[Dataset items]
_ _ _ _ _

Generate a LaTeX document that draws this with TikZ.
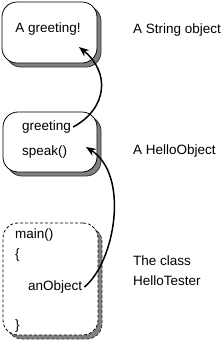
\documentclass[tikz,border=0pt]{standalone}
\usepackage{fontspec}
\setmainfont{Liberation Sans}
\usetikzlibrary{arrows.meta,shadows}
\tikzset{
  objbox/.style={draw=black, line width=0.8pt, fill=white, rounded corners=15pt,
    minimum width=#1, inner sep=0pt},
  shad/.style={fill=black!50, draw=black!80, line width=0.8pt, rounded corners=15pt},
  lbl/.style={anchor=west, inner sep=0pt, font=\fontsize{13.5}{16}\selectfont},
  link/.style={line width=1.5pt, -{Stealth[length=10pt,width=8pt]}},
}
\begin{document}
\begin{tikzpicture}[x=1pt,y=-1pt]
\useasboundingbox (0,0) rectangle (223,349);
% shadows
\draw[shad] (6,6) rectangle (101,67);
\draw[shad] (7,116) rectangle (101,176);
\draw[shad,dashed,dash pattern=on 3pt off 2pt] (7,227) rectangle (102,339);
% boxes
\node[objbox=95pt, minimum height=61pt] (b1) at (49.5,32.5) {};
\node[objbox=94pt, minimum height=60pt] (b2) at (50,142) {};
\node[objbox=95pt, minimum height=112pt, dashed, dash pattern=on 3pt off 2pt] (b3) at (50.5,279) {};
% texts
\node[lbl, anchor=center] (t1) at (48,29) {A greeting!};
\node[lbl] (g) at (22,127) {greeting};
\node[lbl] (s) at (22,152) {speak()};
\node[lbl] (m) at (15,235) {main()};
\node[lbl] (ob) at (15,255) {\{};
\node[lbl] (ao) at (28,287) {anObject};
\node[lbl] (cb) at (15,326) {\}};
\node[lbl] (l1) at (133,30) {A String object};
\node[lbl] (l2) at (133,151) {A HelloObject};
\node[lbl, align=left, font=\fontsize{13.5}{20}\selectfont] (l3) at (133,271) {The class\\HelloTester};
% arrows
\coordinate (e1) at (79,47);
\coordinate (e2) at (86,147);
\draw[link] ([xshift=2pt]g.east) .. controls (108,108) and (110,72) .. (e1);
\draw[link] ([xshift=2pt]ao.east) .. controls (115,262) and (130,175) .. (e2);
\end{tikzpicture}
\end{document}
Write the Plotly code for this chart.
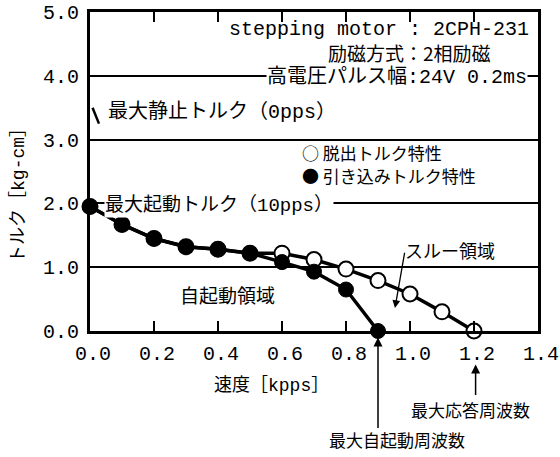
import plotly.graph_objects as go

# ---- data ----
pull_in_speed = [0.0, 0.1, 0.2, 0.3, 0.4, 0.5, 0.6, 0.7, 0.8, 0.9]
pull_in_torque = [1.95, 1.67, 1.45, 1.32, 1.28, 1.22, 1.08, 0.93, 0.65, 0.0]

pull_out_speed = [0.0, 0.1, 0.2, 0.3, 0.4, 0.5, 0.6, 0.7, 0.8, 0.9, 1.0, 1.1, 1.2]
pull_out_torque = [1.95, 1.67, 1.45, 1.32, 1.28, 1.22, 1.22, 1.12, 0.97, 0.79, 0.58, 0.30, 0.0]

static_torque = 3.5
max_start_freq = 0.9
max_response_freq = 1.2
x_ticks = [0.0, 0.2, 0.4, 0.6, 0.8, 1.0, 1.2, 1.4]
x_tick_labels = ["0.0", "0.2", "0.4", "0.6", "0.8", "1.0", "1.2", "1.4"]
y_ticks = [0.0, 1.0, 2.0, 3.0, 4.0, 5.0]
y_tick_labels = ["0.0", "1.0", "2.0", "3.0", "4.0", "5.0"]

MONO = "Liberation Mono, Noto Sans CJK JP"
JP = "Noto Sans CJK JP"

fig = go.Figure()
fig.add_trace(go.Scatter(
    x=pull_out_speed, y=pull_out_torque, mode="lines+markers",
    line=dict(color="black", width=3.5),
    marker=dict(symbol="circle", size=15, color="white", line=dict(color="black", width=2)),
    showlegend=False, cliponaxis=False, hoverinfo="skip"))
fig.add_trace(go.Scatter(
    x=pull_in_speed, y=pull_in_torque, mode="lines+markers",
    line=dict(color="black", width=3.5),
    marker=dict(symbol="circle", size=15, color="black", line=dict(color="black", width=1)),
    showlegend=False, cliponaxis=False, hoverinfo="skip"))

ann = []
def text(x, y, s, size=17, fam=JP, xanchor="left", bg=None, xref="x", yref="y", angle=0):
    d = dict(x=x, y=y, xref=xref, yref=yref, text=s, showarrow=False, textangle=angle,
             font=dict(family=fam, size=size, color="black"), xanchor=xanchor, yanchor="middle")
    if bg:
        d["bgcolor"] = bg
        d["borderpad"] = 0
    ann.append(d)

text(1.378, 4.72, "stepping motor : 2CPH-231", size=20, fam=MONO, xanchor="right")
text(1.26, 4.37, "励磁方式：2相励磁", size=19, fam=JP, xanchor="right")
text(1.37, 3.98, "高電圧パルス幅:24V 0.2ms", size=20, fam=MONO, xanchor="right", bg="white")
text(0.05, 3.44, "最大静止トルク（0pps）", size=20, fam=MONO)
text(0.045, 1.97, "最大起動トルク（10pps）", size=19, fam=MONO, bg="white")
text(0.655, 2.80, "○ 脱出トルク特性", size=17, fam=JP)
text(0.655, 2.43, "● 引き込みトルク特性", size=17, fam=JP)
text(0.43, 0.58, "自起動領域", size=19, fam=JP, xanchor="center")
text(1.125, 1.27, "スルー領域", size=18, fam=JP, xanchor="center")

# axis titles
text(0.406, -0.17, "速度［kpps］", size=18, fam=MONO, xanchor="center", xref="paper", yref="paper")
text(-0.16, 0.44, "トルク［kg-cm］", size=18, fam=MONO, xanchor="center", xref="paper", yref="paper", angle=-90)

# arrows
ann.append(dict(x=0.953, y=0.36, ax=0.984, ay=1.25, xref="x", yref="y", axref="x", ayref="y",
                text="", showarrow=True, arrowhead=2, arrowsize=1.2, arrowwidth=1.3, arrowcolor="black"))
ann.append(dict(x=max_response_freq + 0.005, y=-0.105, xref="x", yref="paper", ax=0, ay=32,
                text="", showarrow=True, arrowhead=2, arrowsize=1.2, arrowwidth=1.5, arrowcolor="black"))
text(1.19, -0.245, "最大応答周波数", size=17, fam=JP, xanchor="center", yref="paper")
ann.append(dict(x=max_start_freq, y=-0.02, xref="x", yref="paper", ax=0, ay=92,
                text="", showarrow=True, arrowhead=2, arrowsize=1.2, arrowwidth=1.5, arrowcolor="black"))
text(0.96, -0.34, "最大自起動周波数", size=17, fam=JP, xanchor="center", yref="paper")

fig.add_shape(type="line", x0=0.008, y0=static_torque, x1=0.028, y1=static_torque - 0.25,
              xref="x", yref="y", line=dict(color="black", width=2.5))

fig.update_layout(
    width=560, height=457,
    margin=dict(l=90, r=22, t=12, b=126, autoexpand=False),
    paper_bgcolor="white", plot_bgcolor="white",
    annotations=ann,
    showlegend=False,
    hovermode=False,
)
fig.update_xaxes(
    range=[0, 1.4], tickvals=x_ticks, ticktext=x_tick_labels,
    ticks="inside", ticklen=10, tickwidth=1.5, tickcolor="black",
    showline=True, linecolor="black", linewidth=3, mirror="ticks",
    showgrid=False, zeroline=False, automargin=False,
    tickfont=dict(family="Liberation Mono", size=20, color="black"),
    ticklabelstandoff=2, ticklabelshift=3,
)
fig.update_yaxes(
    range=[0, 5], tickvals=y_ticks, ticktext=y_tick_labels,
    ticks="", showline=True, linecolor="black", linewidth=3, mirror=True,
    showgrid=True, gridcolor="black", gridwidth=1.5, zeroline=False, automargin=False,
    tickfont=dict(family="Liberation Mono", size=20, color="black"),
    ticklabelstandoff=4,
)

fig.write_html("out.html", config={"displayModeBar": False},
               post_script="document.body.style.margin='0';")
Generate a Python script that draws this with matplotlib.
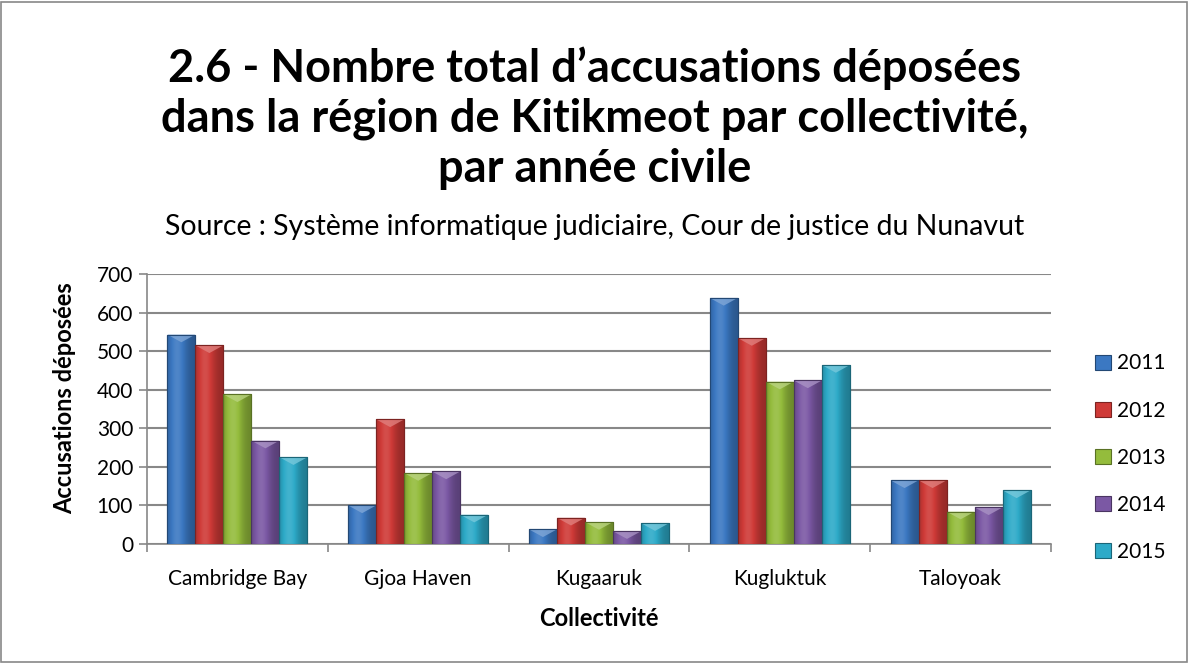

_ _ _ _ _

STATED PROBLEM.
Transcribe the listing in full and omit the pictures.

CORRECT ANSWER.
Generate a LaTeX document that draws this with TikZ.
\documentclass[tikz,border=0pt]{standalone}
\usepackage{fontspec}
\setmainfont{Liberation Sans}
\usetikzlibrary{arrows.meta,shadows}
\tikzset{
  objbox/.style={draw=black, line width=0.8pt, fill=white, rounded corners=15pt,
    minimum width=#1, inner sep=0pt},
  shad/.style={fill=black!50, draw=black!80, line width=0.8pt, rounded corners=15pt},
  lbl/.style={anchor=west, inner sep=0pt, font=\fontsize{13.5}{16}\selectfont},
  link/.style={line width=1.5pt, -{Stealth[length=10pt,width=8pt]}},
}
\begin{document}
\begin{tikzpicture}[x=1pt,y=-1pt]
\useasboundingbox (0,0) rectangle (223,349);
% shadows
\draw[shad] (6,6) rectangle (101,67);
\draw[shad] (7,116) rectangle (101,176);
\draw[shad,dashed,dash pattern=on 3pt off 2pt] (7,227) rectangle (102,339);
% boxes
\node[objbox=95pt, minimum height=61pt] (b1) at (49.5,32.5) {};
\node[objbox=94pt, minimum height=60pt] (b2) at (50,142) {};
\node[objbox=95pt, minimum height=112pt, dashed, dash pattern=on 3pt off 2pt] (b3) at (50.5,279) {};
% texts
\node[lbl, anchor=center] (t1) at (48,29) {A greeting!};
\node[lbl] (g) at (22,127) {greeting};
\node[lbl] (s) at (22,152) {speak()};
\node[lbl] (m) at (15,235) {main()};
\node[lbl] (ob) at (15,255) {\{};
\node[lbl] (ao) at (28,287) {anObject};
\node[lbl] (cb) at (15,326) {\}};
\node[lbl] (l1) at (133,30) {A String object};
\node[lbl] (l2) at (133,151) {A HelloObject};
\node[lbl, align=left, font=\fontsize{13.5}{20}\selectfont] (l3) at (133,271) {The class\\HelloTester};
% arrows
\coordinate (e1) at (79,47);
\coordinate (e2) at (86,147);
\draw[link] ([xshift=2pt]g.east) .. controls (108,108) and (110,72) .. (e1);
\draw[link] ([xshift=2pt]ao.east) .. controls (115,262) and (130,175) .. (e2);
\end{tikzpicture}
\end{document}
Write the Plotly code for this chart.
import plotly.graph_objects as go

# ---- data ----
pull_in_speed = [0.0, 0.1, 0.2, 0.3, 0.4, 0.5, 0.6, 0.7, 0.8, 0.9]
pull_in_torque = [1.95, 1.67, 1.45, 1.32, 1.28, 1.22, 1.08, 0.93, 0.65, 0.0]

pull_out_speed = [0.0, 0.1, 0.2, 0.3, 0.4, 0.5, 0.6, 0.7, 0.8, 0.9, 1.0, 1.1, 1.2]
pull_out_torque = [1.95, 1.67, 1.45, 1.32, 1.28, 1.22, 1.22, 1.12, 0.97, 0.79, 0.58, 0.30, 0.0]

static_torque = 3.5
max_start_freq = 0.9
max_response_freq = 1.2
x_ticks = [0.0, 0.2, 0.4, 0.6, 0.8, 1.0, 1.2, 1.4]
x_tick_labels = ["0.0", "0.2", "0.4", "0.6", "0.8", "1.0", "1.2", "1.4"]
y_ticks = [0.0, 1.0, 2.0, 3.0, 4.0, 5.0]
y_tick_labels = ["0.0", "1.0", "2.0", "3.0", "4.0", "5.0"]

MONO = "Liberation Mono, Noto Sans CJK JP"
JP = "Noto Sans CJK JP"

fig = go.Figure()
fig.add_trace(go.Scatter(
    x=pull_out_speed, y=pull_out_torque, mode="lines+markers",
    line=dict(color="black", width=3.5),
    marker=dict(symbol="circle", size=15, color="white", line=dict(color="black", width=2)),
    showlegend=False, cliponaxis=False, hoverinfo="skip"))
fig.add_trace(go.Scatter(
    x=pull_in_speed, y=pull_in_torque, mode="lines+markers",
    line=dict(color="black", width=3.5),
    marker=dict(symbol="circle", size=15, color="black", line=dict(color="black", width=1)),
    showlegend=False, cliponaxis=False, hoverinfo="skip"))

ann = []
def text(x, y, s, size=17, fam=JP, xanchor="left", bg=None, xref="x", yref="y", angle=0):
    d = dict(x=x, y=y, xref=xref, yref=yref, text=s, showarrow=False, textangle=angle,
             font=dict(family=fam, size=size, color="black"), xanchor=xanchor, yanchor="middle")
    if bg:
        d["bgcolor"] = bg
        d["borderpad"] = 0
    ann.append(d)

text(1.378, 4.72, "stepping motor : 2CPH-231", size=20, fam=MONO, xanchor="right")
text(1.26, 4.37, "励磁方式：2相励磁", size=19, fam=JP, xanchor="right")
text(1.37, 3.98, "高電圧パルス幅:24V 0.2ms", size=20, fam=MONO, xanchor="right", bg="white")
text(0.05, 3.44, "最大静止トルク（0pps）", size=20, fam=MONO)
text(0.045, 1.97, "最大起動トルク（10pps）", size=19, fam=MONO, bg="white")
text(0.655, 2.80, "○ 脱出トルク特性", size=17, fam=JP)
text(0.655, 2.43, "● 引き込みトルク特性", size=17, fam=JP)
text(0.43, 0.58, "自起動領域", size=19, fam=JP, xanchor="center")
text(1.125, 1.27, "スルー領域", size=18, fam=JP, xanchor="center")

# axis titles
text(0.406, -0.17, "速度［kpps］", size=18, fam=MONO, xanchor="center", xref="paper", yref="paper")
text(-0.16, 0.44, "トルク［kg-cm］", size=18, fam=MONO, xanchor="center", xref="paper", yref="paper", angle=-90)

# arrows
ann.append(dict(x=0.953, y=0.36, ax=0.984, ay=1.25, xref="x", yref="y", axref="x", ayref="y",
                text="", showarrow=True, arrowhead=2, arrowsize=1.2, arrowwidth=1.3, arrowcolor="black"))
ann.append(dict(x=max_response_freq + 0.005, y=-0.105, xref="x", yref="paper", ax=0, ay=32,
                text="", showarrow=True, arrowhead=2, arrowsize=1.2, arrowwidth=1.5, arrowcolor="black"))
text(1.19, -0.245, "最大応答周波数", size=17, fam=JP, xanchor="center", yref="paper")
ann.append(dict(x=max_start_freq, y=-0.02, xref="x", yref="paper", ax=0, ay=92,
                text="", showarrow=True, arrowhead=2, arrowsize=1.2, arrowwidth=1.5, arrowcolor="black"))
text(0.96, -0.34, "最大自起動周波数", size=17, fam=JP, xanchor="center", yref="paper")

fig.add_shape(type="line", x0=0.008, y0=static_torque, x1=0.028, y1=static_torque - 0.25,
              xref="x", yref="y", line=dict(color="black", width=2.5))

fig.update_layout(
    width=560, height=457,
    margin=dict(l=90, r=22, t=12, b=126, autoexpand=False),
    paper_bgcolor="white", plot_bgcolor="white",
    annotations=ann,
    showlegend=False,
    hovermode=False,
)
fig.update_xaxes(
    range=[0, 1.4], tickvals=x_ticks, ticktext=x_tick_labels,
    ticks="inside", ticklen=10, tickwidth=1.5, tickcolor="black",
    showline=True, linecolor="black", linewidth=3, mirror="ticks",
    showgrid=False, zeroline=False, automargin=False,
    tickfont=dict(family="Liberation Mono", size=20, color="black"),
    ticklabelstandoff=2, ticklabelshift=3,
)
fig.update_yaxes(
    range=[0, 5], tickvals=y_ticks, ticktext=y_tick_labels,
    ticks="", showline=True, linecolor="black", linewidth=3, mirror=True,
    showgrid=True, gridcolor="black", gridwidth=1.5, zeroline=False, automargin=False,
    tickfont=dict(family="Liberation Mono", size=20, color="black"),
    ticklabelstandoff=4,
)

fig.write_html("out.html", config={"displayModeBar": False},
               post_script="document.body.style.margin='0';")
Generate a Python script that draws this with matplotlib.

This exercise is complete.